Is the bull market over? Are equities likely to plateau? Could we have a sharp reversal? The latter seems unlikely, due to interest rates remain relatively low, despite the FED’s intervention. Bonds remain for many investors an unattractive alternative asset. During this recovery process have we learnt anything? Could there be another financial crisis? It couldn’t possibly be dismissed despite global regulatory authorities implementing Draconian measures to stop banks going to the wall.
My big worry about the future is debt. There is far too much of it. In 2007 the global debt stood at $150 trillion. Today global debt sits at circa $250 trillion – up 66%. US debt has ticked up modestly from $50 trillion in 2007 to $70 trillion today, up 40%. The situation in China is even worse, but it comes from a much lower number – up from $10 trillion to $35 trillion in the last 11 years – up 250%! Personally speaking, I am much more worried about the bond markets than I am about equities but that is purely my opinion. This level of debt is at terrifying levels and I feel sure that the central banks are aware of this explosion and hope that the level of communication between them is fulsome. I have no crystal ball and therefore have no idea when another financial debacle will take place. It could be next year, it could be in a decade’s time or maybe 50 years away!
One thing I am quite sure about is that any financial crash is unlikely to be precipitated by the banking sector. Why? These sectors are heavily regulated and tough stress tests have been implemented by virtually every central bank around the world. I might exclude China and as I have already intimated, the truth is hard to get to.

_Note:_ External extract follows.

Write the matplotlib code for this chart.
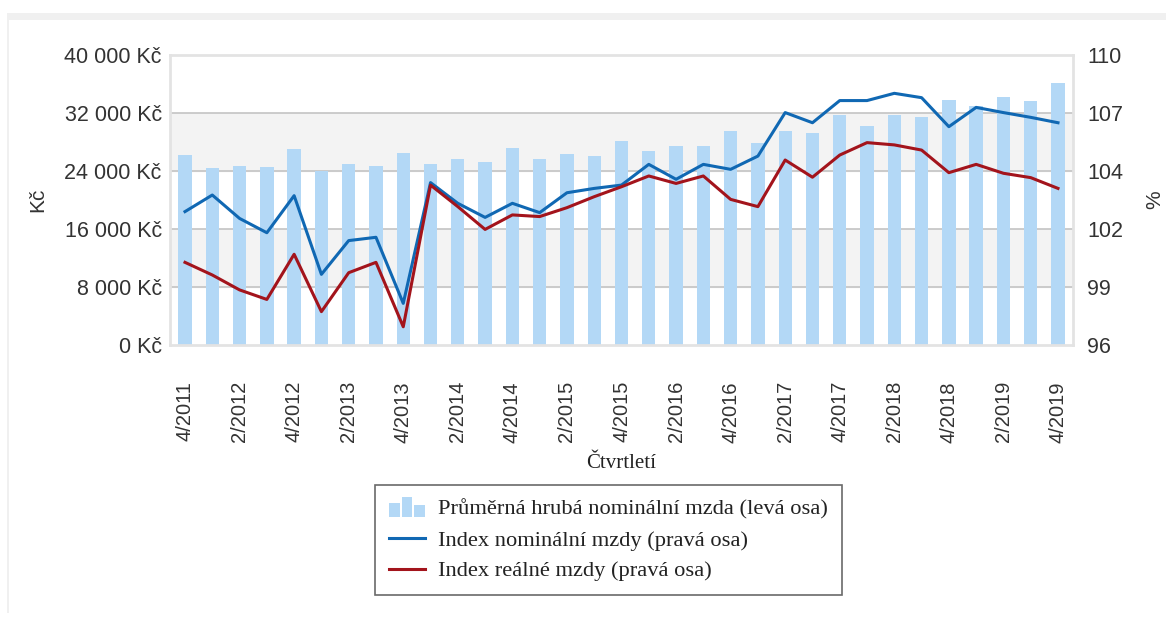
import matplotlib
matplotlib.use("Agg")
import matplotlib.pyplot as plt
from matplotlib.legend_handler import HandlerBase
from matplotlib.lines import Line2D
from matplotlib.patches import Rectangle

# quarters 4/2011 .. 4/2019
quarters = [f"{q}/{y}" for y in range(2011, 2020) for q in (1, 2, 3, 4)][3:]
wage = [26200, 24400, 24700, 24500, 27000, 24050, 24900, 24700, 26550, 24900,
        25600, 25300, 27200, 25600, 26300, 26100, 28150, 26750, 27450, 27450,
        29500, 27900, 29500, 29300, 31700, 30150, 31700, 31500, 33850, 33000,
        34250, 33650, 36200]
idx_nominal = [102.44, 103.24, 102.11, 101.42, 103.21, 99.41, 101.04, 101.20,
               98.01, 103.84, 102.84, 102.16, 102.84, 102.39, 103.35, 103.56,
               103.72, 104.72, 104.00, 104.72, 104.48, 105.12, 107.22, 106.73,
               107.80, 107.80, 108.15, 107.94, 106.54, 107.47, 107.22, 106.99,
               106.73]
idx_real = [99.99, 99.38, 98.66, 98.20, 100.38, 97.61, 99.49, 99.99, 96.88,
            103.72, 102.68, 101.58, 102.28, 102.20, 102.63, 103.16, 103.64,
            104.16, 103.80, 104.16, 103.03, 102.68, 104.93, 104.10, 105.17,
            105.77, 105.66, 105.41, 104.32, 104.72, 104.29, 104.08, 103.56]
left_ticks = [0, 8000, 16000, 24000, 32000, 40000]
left_labels = ["0 Kč", "8 000 Kč", "16 000 Kč", "24 000 Kč", "32 000 Kč", "40 000 Kč"]
right_labels = ["96", "99", "102", "104", "107", "110"]

BAR_COLOR = "#b3d8f6"
BLUE = "#1068b3"
RED = "#a3141c"
SANS = "Liberation Sans"
SERIF = "Liberation Serif"
TXT = "#333333"


class BarIconHandler(HandlerBase):
  # three little bars like the web chart legend icon
  def create_artists(self, legend, orig_handle, xdescent, ydescent,
                     width, height, fontsize, trans):
    w = width / 3.4
    arts = []
    for i, h in enumerate([0.75, 1.15, 0.6]):
      r = Rectangle((-xdescent + i * w * 1.2, -ydescent - 2), w,
                    height * h + 2, facecolor=BAR_COLOR, edgecolor="none",
                    transform=trans)
      arts.append(r)
    return arts


fig = plt.figure(figsize=(11.66, 6.21), dpi=100)

# page frame of the screenshot
fig.patches.append(Rectangle((7 / 1166, 1 - 20 / 621), 1 - 7 / 1166, 7 / 621,
                             transform=fig.transFigure, facecolor="#f0f0f0",
                             edgecolor="none"))
fig.patches.append(Rectangle((7 / 1166, 1 - 613 / 621), 2 / 1166, 600 / 621,
                             transform=fig.transFigure, facecolor="#f0f0f0",
                             edgecolor="none"))

ax = fig.add_axes([170 / 1166, 1 - 345 / 621, 903 / 1166, 290 / 621])
x = list(range(len(wage)))

for lo, hi in [(8000, 16000), (24000, 32000)]:
  ax.axhspan(lo, hi, color="#f3f3f3", zorder=0)
for t in left_ticks[1:-1]:
  ax.axhline(t, color="#c4c4c4", linewidth=1.2, zorder=1)

ax.bar(x, wage, width=0.49, color=BAR_COLOR, zorder=2)
ax.set_xlim(-0.55, len(wage) - 0.45)
ax.set_ylim(0, 40000)
ax.set_yticks(left_ticks)
ax.set_yticklabels(left_labels, fontfamily=SANS, fontsize=15.5, color=TXT)
ax.tick_params(axis="y", length=0, pad=6)
ax.set_xticks(x[::2])
ax.set_xticklabels(quarters[::2], rotation=90, fontfamily=SANS, fontsize=14.5,
                   color=TXT)
ax.tick_params(axis="x", length=0, pad=26)
for s in ax.spines.values():
  s.set_color("#e3e3e3")
  s.set_linewidth(2)
ax.set_ylabel("Kč", fontfamily=SANS, fontsize=15, color=TXT, labelpad=12)
ax.set_xlabel("Čtvrtletí", fontfamily=SERIF, fontsize=15, color="#222222",
              labelpad=8)

ax2 = ax.twinx()
ax2.set_ylim(96, 110)
ax2.set_yticks([96 + i * 2.8 for i in range(6)])
ax2.set_yticklabels(right_labels, fontfamily=SANS, fontsize=15.5, color=TXT)
ax2.tick_params(axis="y", length=0, pad=10)
for s in ax2.spines.values():
  s.set_visible(False)
ax2.plot(x, idx_nominal, color=BLUE, linewidth=2.2, zorder=3)
ax2.plot(x, idx_real, color=RED, linewidth=2.2, zorder=4)
ax2.set_ylabel("%", fontfamily=SANS, fontsize=15, color=TXT, labelpad=16)

handles = [Rectangle((0, 0), 1, 1, facecolor=BAR_COLOR),
           Line2D([], [], color=BLUE, linewidth=2.2),
           Line2D([], [], color=RED, linewidth=2.2)]
labels = ["Průměrná hrubá nominální mzda (levá osa)",
          "Index nominální mzdy (pravá osa)",
          "Index reálné mzdy (pravá osa)"]
leg = fig.legend(handles, labels, loc="upper left",
                 bbox_to_anchor=(375 / 1166, 1 - 485 / 621),
                 handler_map={Rectangle: BarIconHandler()},
                 prop={"family": SERIF, "size": 16.2}, frameon=True,
                 fancybox=False, handlelength=1.6, handletextpad=0.6,
                 labelspacing=0.45, borderpad=0.62, borderaxespad=0)
leg.get_frame().set_edgecolor("#444444")
leg.get_frame().set_linewidth(1.2)
for t in leg.get_texts():
  t.set_color("#222222")

fig.savefig("out.png", dpi=100)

Any subsequent crash is likely to emanate from highly sophisticated technology which could easily bypass the banks as this sector slowly but surely seems to be replacing the role of a bank. Cyber crime is discussed rather glibly. It is a really serious problem and I am not sure that even the most brilliant brains have the natural ability to prevent a very nasty financial crash in the years to come. What would help is the will of central banks to persuade governments and therefore the consumer and corporate operations to cease borrowing in such a voracious manner. I have no way of knowing but I suspect it will be China that triggers this crisis. The size of its economy will supersede the US before too long. Even though 40% of Chinese people are inclined to save money, they have no control over government or corporate lending. Technology is the ‘key to the kingdom’, but we can be none too sure that the key fits the lock of the problem. We are all warned! Prenez Garde!